The logic on both sides seems valid to me. I think ultimately it's about
supporting the demise of v4 (in that, the rise of efficient smaller
operators).
There is what seems a valid case to shift this to /26 minimum, and also
bedded-down tradition where the existing baseline is unlikely to
significantly change - especially for what should be a primarily
yesteryear technology. I think there may be a silently resistant subset
of operators who don't want to get into the nitty gritty of smaller
assignments at scale, not that it is necessarily good form.
From my understanding of the BGP arena, which is lacking,
administratively and in terms of routing table size /24 is already quite
small. However at the same time, small operators shouldn't have to take
up "large" (to their scale) prefixes to establish basic requirements. It
does seem unreasonable that you can't get down into /26 per-site,
especially as density increase could potentially be up to 3x more yield
from a /24?
I like the logic behind the 2nd comment you've replied to ("members
define policy...") Chris, that if consensus can be reached then change
can be effected. Indeed this is the whole concept of the open forum as
in SIG-Policy to critically discuss and "try to swiss cheese" change
proposals, with a view that if the cheese holds up then change can and
should be taken forwards.
With a view forwards, and v4 becoming more of an
enabling-what-doesn't-do-v6-well technology as it slowly slowly (slowly)

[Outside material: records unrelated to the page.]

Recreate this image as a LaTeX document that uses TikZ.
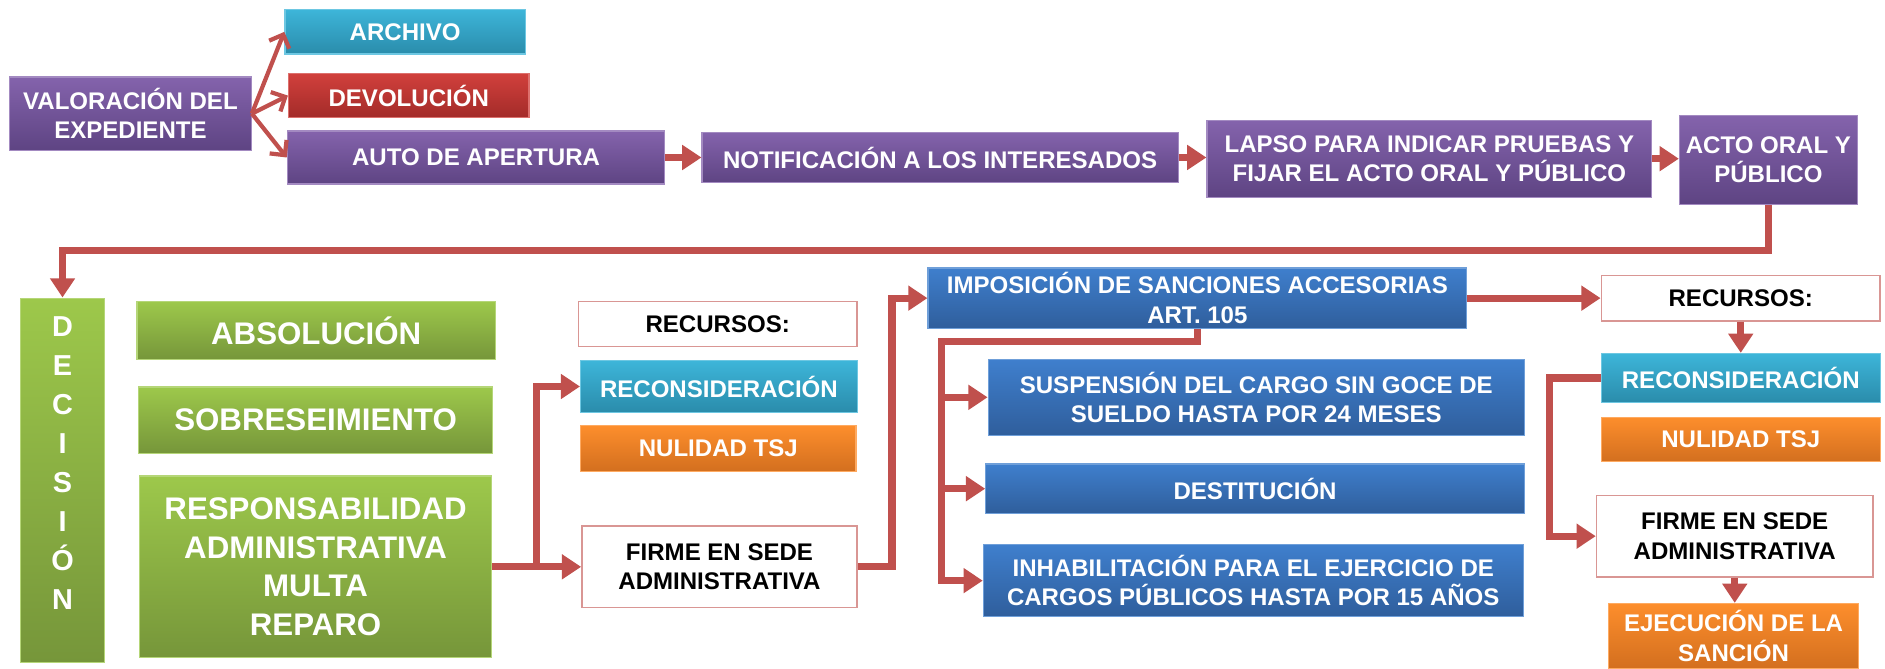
\documentclass[tikz,border=0pt]{standalone}
\usepackage{fontspec}
\setmainfont{Liberation Sans}
\usetikzlibrary{positioning,arrows.meta}
\definecolor{arrowred}{HTML}{C0504D}
\definecolor{violetTop}{HTML}{8463AC}
\definecolor{violetBot}{HTML}{5E4483}
\definecolor{tealTop}{HTML}{3DB5D9}
\definecolor{tealBot}{HTML}{2A8CAB}
\definecolor{redTop}{HTML}{D1403C}
\definecolor{redBot}{HTML}{A32B29}
\definecolor{greenTop}{HTML}{9DC84B}
\definecolor{greenBot}{HTML}{76963A}
\definecolor{blueTop}{HTML}{3F7FCD}
\definecolor{blueBot}{HTML}{2F5E9C}
\definecolor{orangeTop}{HTML}{FD8E2C}
\definecolor{orangeBot}{HTML}{D36F1F}
\definecolor{pinkline}{HTML}{D99694}

\begin{document}
\begin{tikzpicture}[x=1pt, y=1pt,
    main/.style = {inner sep=2pt, align=center, text=white, line width=1pt, font=\bfseries\fontsize{20}{24.5}\selectfont},
    sz/.style 2 args = {minimum width=#1pt, minimum height=#2pt},
    purplebox/.style = {main, top color=violetTop, bottom color=violetBot, draw=violetTop!75!white},
    tealbox/.style = {main, top color=tealTop, bottom color=tealBot, draw=tealTop!75!white},
    redbox/.style = {main, top color=redTop, bottom color=redBot, draw=redTop!75!white},
    greenbox/.style = {main, top color=greenTop, bottom color=greenBot, draw=greenTop!75!white, font=\bfseries\fontsize{26}{32}\selectfont},
    bluebox/.style = {main, top color=blueTop, bottom color=blueBot, draw=blueTop!75!white},
    orangebox/.style = {main, top color=orangeTop, bottom color=orangeBot, draw=orangeTop!75!white},
    whitebox/.style = {main, text=black, fill=white, draw=pinkline, line width=1.2pt},
    fan/.style = {draw=arrowred, line width=3.5pt, -{Straight Barb[length=9pt, width=18pt]}},
    arr/.style = {draw=arrowred, line width=6pt, -{Triangle[length=16pt, width=20pt]}}]
    \path[fill=white] (0,0) rectangle (1568,-556);
    \useasboundingbox (0,0) rectangle (1568,-556);
    \node[purplebox, sz={201}{61}] (valor) at (108.5,-94.5) {VALORACIÓN DEL\\EXPEDIENTE};
    \node[tealbox, sz={200}{37}] (archivo) at (337,-26.5) {ARCHIVO};
    \node[redbox, sz={200}{37}] (devol) at (340,-79.5) {DEVOLUCIÓN};
    \node[purplebox, sz={314}{44}] (auto) at (396,-131) {AUTO DE APERTURA};
    \node[purplebox, sz={396}{42}] (notif) at (782,-131) {NOTIFICACIÓN A LOS INTERESADOS};
    \node[purplebox, sz={370}{64}] (lapso) at (1189,-132) {LAPSO PARA INDICAR PRUEBAS Y\\FIJAR EL ACTO ORAL Y PÚBLICO};
    \node[purplebox, sz={148}{74}] (acto) at (1471,-133) {ACTO ORAL Y\\PÚBLICO};
    \node[greenbox, sz={70}{303}] (decis) at (52,-399.5) {};
    \node[main, inner sep=0pt, font=\bfseries\fontsize{24}{32.5}\selectfont, below=15pt of decis.north] (decistxt) {D\\E\\C\\I\\S\\I\\Ó\\N};
    \node[greenbox, sz={298}{48}] (absol) at (263,-275) {ABSOLUCIÓN};
    \node[greenbox, sz={295}{55}] (sobre) at (262.5,-349.5) {SOBRESEIMIENTO};
    \node[greenbox, sz={293}{151}] (resp) at (262.5,-471.5) {RESPONSABILIDAD\\ADMINISTRATIVA\\MULTA\\REPARO};
    \node[whitebox, sz={232}{37}] (recur1) at (597,-269.5) {RECURSOS:};
    \node[tealbox, sz={230}{43}] (recon1) at (598,-321.5) {RECONSIDERACIÓN};
    \node[orangebox, sz={229}{38}] (nulid1) at (597.5,-373) {NULIDAD TSJ};
    \node[whitebox, sz={229}{68}] (firme1) at (598.5,-471.5) {FIRME EN SEDE\\ADMINISTRATIVA};
    \node[bluebox, sz={448}{50}] (impos) at (996,-248) {IMPOSICIÓN DE SANCIONES ACCESORIAS\\ART. 105};
    \node[bluebox, sz={446}{63}] (susp) at (1045,-330.5) {SUSPENSIÓN DEL CARGO SIN GOCE DE\\SUELDO HASTA POR 24 MESES};
    \node[bluebox, sz={448}{41}] (dest) at (1044,-406.5) {DESTITUCIÓN};
    \node[bluebox, sz={449}{60}] (inhab) at (1042.5,-483) {INHABILITACIÓN PARA EL EJERCICIO DE\\CARGOS PÚBLICOS HASTA POR 15 AÑOS};
    \node[whitebox, sz={232}{38}] (recur2) at (1448,-248) {RECURSOS:};
    \node[tealbox, sz={232}{41}] (recon2) at (1448,-314.5) {RECONSIDERACIÓN};
    \node[orangebox, sz={232}{37}] (nulid2) at (1448,-365.5) {NULIDAD TSJ};
    \node[whitebox, sz={230}{68}] (firme2) at (1443,-446) {FIRME EN SEDE\\ADMINISTRATIVA};
    \node[orangebox, sz={208}{54}] (ejec) at (1442,-529) {EJECUCIÓN DE LA\\SANCIÓN};
    \coordinate (bend1) at (52,-208.5);
    \coordinate (fork1) at (446,-471.5);
    \coordinate (fork2) at (742,-471.5);
    \coordinate (fork3) at (783,-284);
    \coordinate (fork4) at (1289,-314.5);
    \draw[fan] (valor.east) -- (archivo.west);
    \draw[fan] (valor.east) -- (devol.west);
    \draw[fan] (valor.east) -- (auto.west);
    \draw[arr] (auto.east) -- (notif.west);
    \draw[arr] (notif.east) -- (notif.east -| lapso.west);
    \draw[arr] (lapso.east) -- (lapso.east -| acto.west);
    \draw[arr] (acto.south) |- (bend1) -- (decis.north);
    \draw[arr] (resp.east) -- (firme1.west);
    \draw[arr] (fork1) |- (recon1.west);
    \draw[arr] (firme1.east) -- (fork2) |- (impos.west);
    \draw[arr] (impos.east) -- (recur2.west);
    \draw[arr] (impos.south) |- (fork3) |- (inhab.west);
    \draw[arr] (fork3) |- (susp.west);
    \draw[arr] (fork3) |- (dest.west);
    \draw[arr] (recur2.south) -- (recon2.north);
    \draw[arr] (recon2.west) -- (fork4) |- (firme2.west);
    \draw[arr] (firme2.south) -- (firme2.south |- ejec.north);
\end{tikzpicture}
\end{document}
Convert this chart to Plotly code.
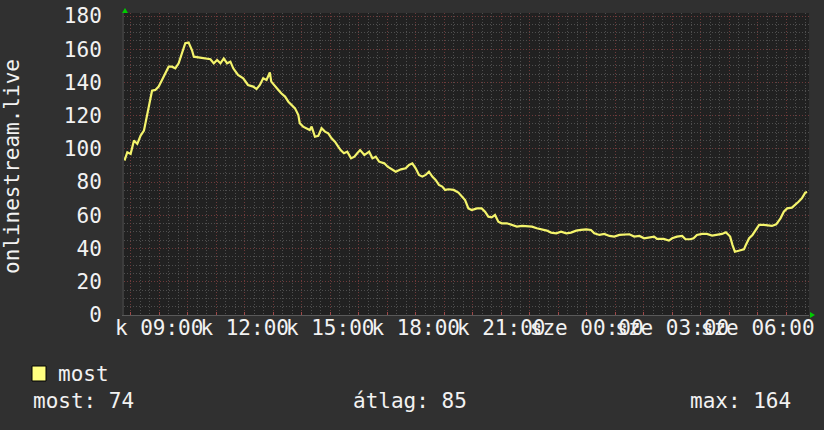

sunsets, I think this proposal will make even more sense. To that end,
making the change sooner than later seems prudent in preserving
resources, especially as this proposal has provision for up to /22
conditionally.
To Owen's point it is also "just another change" towards prolonging the
end of v4 and one many are tired of. I think the pathway out of v4 has
proven to be remarkably slow and resistant, that it makes sense to aid
the sunset rather than push against it.
At the same time, should this gain consensus then where /does/ the line
get drawn?
Thanks,
Luke
On 21/12/2023 10:33 am, Christopher Hawker wrote:
Longer prefixes are misguided for a number of reasons, but I was’t referring to
that.
I was calling the idea of deluding ourselves into believing that the useful
lifetime of IPv4 can be extended by these ever increasing extreme measures
misguided.
This is starting to digress from the original purpose of this discussion, so
I'll keep it short. Using longer prefixes is by no means delusional, rather it
is significantly beneficial in allowing smaller and newer network operators to
establish more than two points of presence, and it most certainly prevents
wastage at IXes.
Again, members define policy (be it a routing policy or otherwise). If a
community member presents a policy about the routability of prefixes longer
than a /24 at an open policy meeting and it reaches consensus with the wider
community, why should we not accept it? RIRs do so much more than just
administering addresses and if that's all they did, I believe the internet
would not be the way that it is today.
Well, at least in the ARIN region, there is a concept of scope of the PDP and
policy proposals which are out of scope are rejected out of hand.
Unfortunately I do not know enough about ARIN's PDP so I'm probably not the
best person to comment on this specifically.